Easier to rewrite: Sometimes it is easier to rewrite the whole application instead of refactoring it. To decide when one should refactor and when it is better to rewrite needs experience and good judgement. Sometimes it needs some first attempts of refactoring or of rewriting the application to understand the extent. However, rewriting everything is a significant amount of work. Within a live environment, one has to maintain two systems during the transition period. Time will not stand still, and new features need to be incorporated into both, the old and the new system. Based on our experience, it is often better to refactor instead of rewriting everything, even though the initial impulse may be to start from scratch.

How to convince stakeholders?

Sometimes customers or managers believe that refactoring is fixing errors made in the past, or work without any value.

Technology-conscious managers that are aware of the design stamina hypothesis will enhance regular refactoring and take care for signs of too little refactoring with no need of convincing. In practice, too much is much rarer than too little refactoring.

Software development is a profession and developers are expected to create effective and robust software rapidly. Typically, stakeholders are not consulted when it comes to details such as breaking down code into functions or files during development. The decision for or against refactoring in a specific case is a decision to be made self-determined by the developers, too. One principle of the Agile Manifesto states:

"The best architectures, requirements, and designs emerge from self-organizing teams."

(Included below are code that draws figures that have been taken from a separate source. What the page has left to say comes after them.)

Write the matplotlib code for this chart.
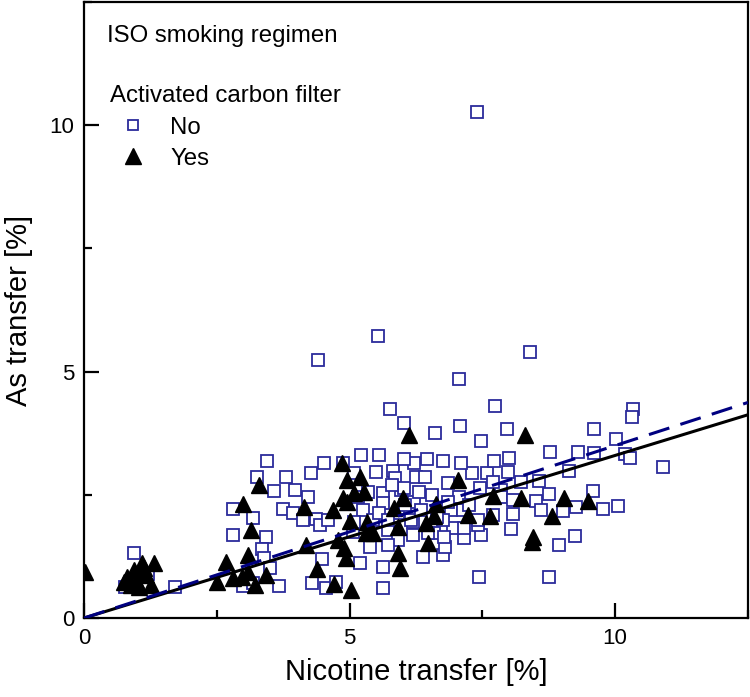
import matplotlib
matplotlib.use("Agg")
import matplotlib.pyplot as plt
from matplotlib.ticker import MultipleLocator

plt.rcParams['font.family'] = ['Liberation Sans', 'DejaVu Sans']

# Activated carbon filter: No (open squares)
no_x = [7.40, 5.53, 4.40, 8.40, 7.06, 7.74, 10.34, 10.32, 7.08, 7.96, 9.60, 6.60, 7.47, 10.02,
        8.77, 9.30, 9.60, 10.19, 10.28, 10.90, 9.13, 8.57, 8.23, 9.58, 8.75, 8.51, 9.77, 10.06,
        9.26, 9.02, 8.60, 8.08, 8.04, 9.25, 8.94, 8.75, 7.43, 6.75, 6.38, 7.15, 7.47, 6.79,
        6.19, 6.94, 7.15, 7.42, 7.70, 7.85, 7.85, 7.45, 7.30, 7.58, 7.98, 7.09, 7.72, 8.00,
        6.75, 6.45, 6.21, 6.25, 6.42, 6.85, 7.06, 6.91, 7.13, 6.21, 6.19, 6.58, 6.02, 5.77,
        3.45, 3.25, 3.57, 3.81, 3.98, 4.21, 4.28, 4.51, 4.87, 5.21, 5.55, 5.49, 5.81, 6.02,
        5.96, 5.62, 2.81, 3.75, 3.94, 4.13, 4.36, 4.45, 4.60, 3.19, 2.81, 3.43, 3.36, 3.38,
        3.51, 3.68, 3.00, 3.19, 1.72, 0.94, 0.77, 4.49, 4.30, 4.55, 4.75, 5.19, 5.62, 5.62,
        5.38, 5.06, 5.25, 5.62, 5.72, 5.92, 5.72, 5.91, 6.15, 6.34, 6.47, 5.45, 5.08,
        5.85, 5.08, 6.02, 5.55, 5.72, 6.75, 6.77, 7.70, 8.08, 7.42, 1.20,
        6.55, 6.30, 6.65, 7.25, 6.85, 5.35, 5.80, 5.15, 6.05]
no_y = [10.26, 5.72, 5.23, 5.40, 4.85, 4.30, 4.24, 4.08, 3.89, 3.83, 3.83, 3.75, 3.59, 3.63,
        3.37, 3.37, 3.35, 3.33, 3.25, 3.06, 2.98, 2.78, 2.76, 2.58, 2.52, 2.37, 2.21, 2.27,
        2.25, 2.17, 2.19, 2.11, 1.80, 1.66, 1.48, 0.83, 0.83, 1.28, 1.24, 1.62, 1.68, 1.44,
        1.68, 1.83, 1.83, 1.89, 2.09, 2.60, 2.45, 2.64, 2.94, 2.94, 2.96, 3.14, 3.18, 3.25,
        3.18, 3.22, 3.14, 2.86, 2.86, 2.74, 2.45, 2.19, 2.19, 2.35, 1.95, 1.72, 3.96, 4.24,
        3.18, 2.86, 2.58, 2.86, 2.60, 2.45, 2.94, 3.14, 3.14, 3.31, 3.31, 2.96, 2.98, 3.22,
        2.60, 2.54, 2.21, 2.21, 2.13, 1.99, 2.01, 1.89, 1.99, 2.03, 1.68, 1.64, 1.40, 1.22,
        1.01, 0.65, 0.65, 0.71, 0.63, 1.32, 0.63, 1.20, 0.71, 0.61, 0.73, 1.12, 1.03, 0.61,
        1.44, 1.74, 2.19, 2.33, 1.78, 1.58, 1.48, 2.13, 1.99, 2.19, 1.72, 1.99, 1.95,
        2.84, 2.94, 2.64, 2.13, 1.99, 1.99, 1.64, 2.76, 2.39, 1.99, 0.90,
        2.50, 2.55, 2.05, 2.30, 2.35, 2.55, 2.70, 2.45, 2.30]

# Activated carbon filter: Yes (filled triangles)
yes_x = [0.02, 0.81, 0.94, 1.09, 1.32, 0.89, 1.04, 1.17, 1.26, 0.75, 0.98, 1.13,
         2.51, 2.68, 2.81, 2.98, 3.09, 3.09, 3.21, 3.43, 3.15, 3.00, 3.30, 4.17, 4.15,
         4.38, 4.70, 5.02, 4.85, 4.96, 5.19, 5.08, 5.28, 4.87, 4.96, 4.68, 5.00, 5.32,
         5.30, 5.45, 4.79, 4.89, 4.94, 6.11, 6.00, 5.83, 5.92, 5.92, 5.94, 6.47, 6.43,
         6.62, 7.04, 7.23, 6.58, 8.30, 7.70, 8.23, 9.04, 9.49, 8.81, 7.64, 8.45, 8.43]
yes_y = [0.93, 0.83, 0.97, 1.12, 1.12, 0.67, 0.63, 0.87, 0.67, 0.73, 0.77, 1.01,
         0.73, 1.14, 0.81, 0.83, 0.93, 1.28, 0.67, 0.87, 1.78, 2.31, 2.70, 1.48, 2.25,
         0.99, 0.69, 0.57, 3.14, 2.80, 2.86, 2.54, 2.56, 2.43, 2.35, 2.19, 1.97, 1.95,
         1.72, 1.72, 1.58, 1.42, 1.22, 3.71, 2.43, 2.23, 1.85, 1.32, 1.01, 1.52, 1.93,
         2.31, 2.80, 2.09, 2.07, 3.71, 2.47, 2.43, 2.43, 2.37, 2.07, 2.07, 1.64, 1.54]

# Regression lines through origin (slopes)
slope_yes = 0.33
slope_no = 0.35
x_range = [0.0, 12.5]

fig = plt.figure(figsize=(7.5, 6.97), dpi=100)
ax = fig.add_axes([0.112, 0.1133, 0.8853, 0.8837])

sq_color = '#2b2b9b'
ax.plot(no_x, no_y, linestyle='none', marker='s', markersize=8.5, markerfacecolor='white',
        markeredgecolor=sq_color, markeredgewidth=1.3, label='No', zorder=3, clip_on=False)
ax.plot(yes_x, yes_y, linestyle='none', marker='^', markersize=11.5, color='black',
        label='Yes', zorder=4)

ax.plot(x_range, [slope_yes * v for v in x_range], color='black', lw=2.2, zorder=5)
ax.plot(x_range, [slope_no * v for v in x_range], color='#000080', lw=2.2,
        linestyle=(0, (7, 3.8)), zorder=5)

ax.set_xlim(0, 12.5)
ax.set_ylim(0, 12.5)
ax.xaxis.set_major_locator(MultipleLocator(5))
ax.xaxis.set_minor_locator(MultipleLocator(2.5))
ax.yaxis.set_major_locator(MultipleLocator(5))
ax.yaxis.set_minor_locator(MultipleLocator(2.5))
ax.tick_params(which='both', direction='in', width=1.6, top=False, right=False,
               labelsize=16, pad=7)
ax.tick_params(which='major', length=11)
ax.tick_params(which='minor', length=6)
for s in ax.spines.values():
    s.set_linewidth(1.6)

ax.set_xlabel('Nicotine transfer [%]', fontsize=21, labelpad=7)
ax.set_ylabel('As transfer [%]', fontsize=21, labelpad=12)

ax.text(0.035, 0.945, 'ISO smoking regimen', transform=ax.transAxes, fontsize=17.3,
        va='center', ha='left')
leg = ax.legend(title='Activated carbon filter', loc='upper left',
                bbox_to_anchor=(0.014, 0.893), frameon=False, fontsize=17.3,
                title_fontsize=17.3, alignment='left', handletextpad=0.6,
                labelspacing=0.38, borderpad=0.2, handlelength=1.9)
leg.legend_handles[0].set_markersize(7.5)
leg._legend_box.sep = 7

fig.savefig('out.png', dpi=100)
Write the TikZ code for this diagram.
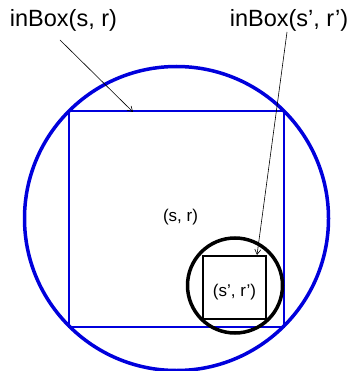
\documentclass[tikz,border=0pt]{standalone}
\usepackage{fontspec}
\setmainfont{Liberation Sans}
\usetikzlibrary{arrows.meta}
\definecolor{boxblue}{RGB}{0,0,220}
\tikzset{
  bigring/.style={circle, draw=boxblue, line width=3.5pt, inner sep=0pt},
  smallring/.style={circle, draw=black, line width=3.5pt, inner sep=0pt},
  bluebox/.style={rectangle, draw=boxblue, line width=2pt, inner sep=0pt},
  blackbox/.style={rectangle, draw=black, line width=2pt, inner sep=0pt},
  title/.style={anchor=base, font=\fontsize{23.5}{26}\selectfont},
  pair/.style={anchor=base, font=\fontsize{17}{19}\selectfont},
  arrow/.style={line width=0.6pt, -{Straight Barb[length=5pt, width=6pt]}},
}
\begin{document}
\begin{tikzpicture}[x=1pt, y=-1pt]
  \useasboundingbox (0,0) rectangle (351,371);

  \node[bigring, minimum size=304pt]  (outer)  at (176.5,218.5) {};
  \node[bluebox, minimum size=215pt]  (bigsq)  at (176.5,219) {};
  \node[smallring, minimum size=95pt] (inner)  at (235,285.5) {};
  \node[blackbox, minimum size=63pt]  (smallsq) at (234.5,287) {};

  \node[pair]  (sr)    at (180.5,221.5) {(s, r)};
  \node[pair]  (srp)   at (234.5,296)   {(s’, r’)};

  \node[title] (lblA)  at (63.5,27) {inBox(s, r)};
  \node[title] (lblB)  at (289,27)  {inBox(s’, r’)};

  \coordinate (tipA) at (133,112);
  \coordinate (tipB) at (257,255);

  \draw[arrow] ([xshift=-3.5pt, yshift=-13pt]lblA.base) -- (tipA);
  \draw[arrow] ([xshift=-2pt, yshift=-5pt]lblB.base) -- (tipB);
\end{tikzpicture}
\end{document}
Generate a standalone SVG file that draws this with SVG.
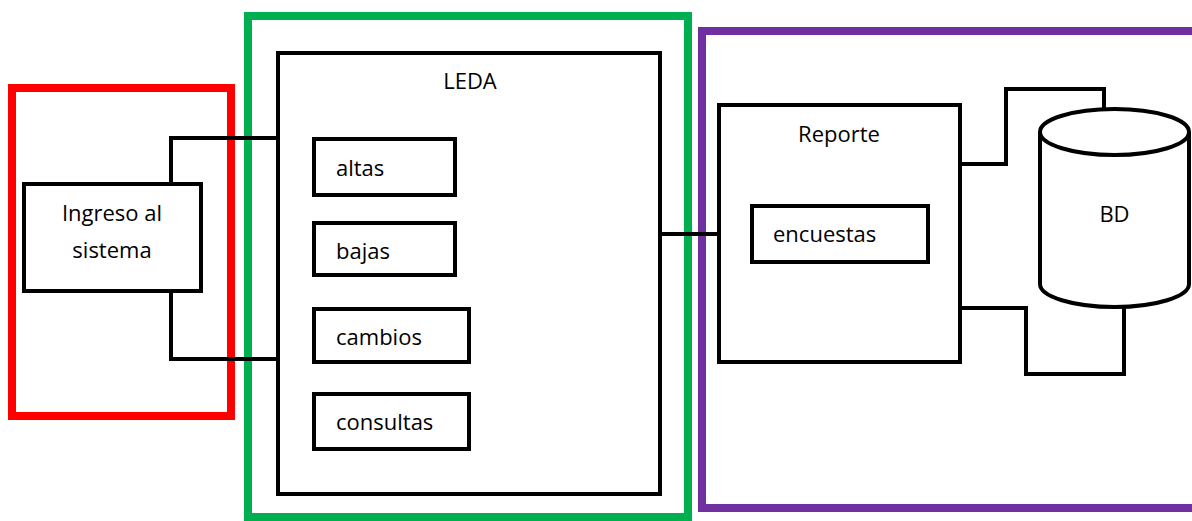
<svg xmlns="http://www.w3.org/2000/svg" width="1192" height="521" viewBox="0 0 1192 521">
<style>
.box{fill:#fff;stroke:#000;stroke-width:4}
.frame{fill:none;stroke-width:8}
.conn{fill:none;stroke:#000;stroke-width:4}
text{font-family:"Open Sans","Liberation Sans",sans-serif;font-size:22px;fill:#000}
</style>
<rect width="1192" height="521" fill="#fff"/>
<g id="frames">
<rect class="frame" x="12" y="88" width="219" height="328" stroke="#ff0000"/>
<rect class="frame" x="248" y="16" width="440" height="501" stroke="#00b050"/>
<rect class="frame" x="702" y="31" width="520" height="477" stroke="#7030a0"/>
</g>
<g id="connectors">
<polyline class="conn" points="171,184 171,138 278,138"/>
<polyline class="conn" points="171,291 171,359 278,359"/>
<line class="conn" x1="660" y1="234" x2="719" y2="234"/>
<polyline class="conn" points="960,164 1006,164 1006,89 1104,89 1104,110"/>
<polyline class="conn" points="960,308 1026,308 1026,374 1124,374 1124,307"/>
</g>
<g id="ingreso">
<rect class="box" x="24" y="184" width="177" height="107"/>
<text x="112" y="221" text-anchor="middle">Ingreso al</text>
<text x="112" y="258" text-anchor="middle">sistema</text>
</g>
<g id="leda">
<rect class="box" x="278" y="53" width="382" height="441"/>
<text x="470" y="89" text-anchor="middle">LEDA</text>
</g>
<g id="altas">
<rect class="box" x="314" y="139" width="141" height="56"/>
<text x="336" y="176">altas</text>
</g>
<g id="bajas">
<rect class="box" x="314" y="223" width="141" height="52"/>
<text x="336" y="259">bajas</text>
</g>
<g id="cambios">
<rect class="box" x="314" y="309" width="155" height="53"/>
<text x="336" y="345">cambios</text>
</g>
<g id="consultas">
<rect class="box" x="314" y="394" width="155" height="55"/>
<text x="336" y="430">consultas</text>
</g>
<g id="reporte">
<rect class="box" x="719" y="105" width="241" height="257"/>
<text x="839" y="142" text-anchor="middle">Reporte</text>
</g>
<g id="encuestas">
<rect class="box" x="752" y="206" width="176" height="56"/>
<text x="773" y="242">encuestas</text>
</g>
<g id="bd">
<path class="box" d="M1040,132 L1040,284 A74.5,23 0 0 0 1189,284 L1189,132"/>
<ellipse class="box" cx="1114.5" cy="132" rx="74.5" ry="23"/>
<text x="1114.5" y="222" text-anchor="middle">BD</text>
</g>
</svg>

In essence, if technical awareness is not present on the stakeholder side, the advice is to not discuss refactoring with them (2). Ensuring quality and being able to add new capabilities in a fast way are reasonable goals and just some of the advantages of refactoring. Only code that is easy to read and to understand can be expanded efficiently. Refactoring must be part of continuous development.

Literature

(1) https://martinfowler.com/bliki/DefinitionOfRefactoring.html

(2) Refactoring: Improving the Design of Existing Code. M. Fowler. Addison-Wesley, Boston, MA, USA, (2019).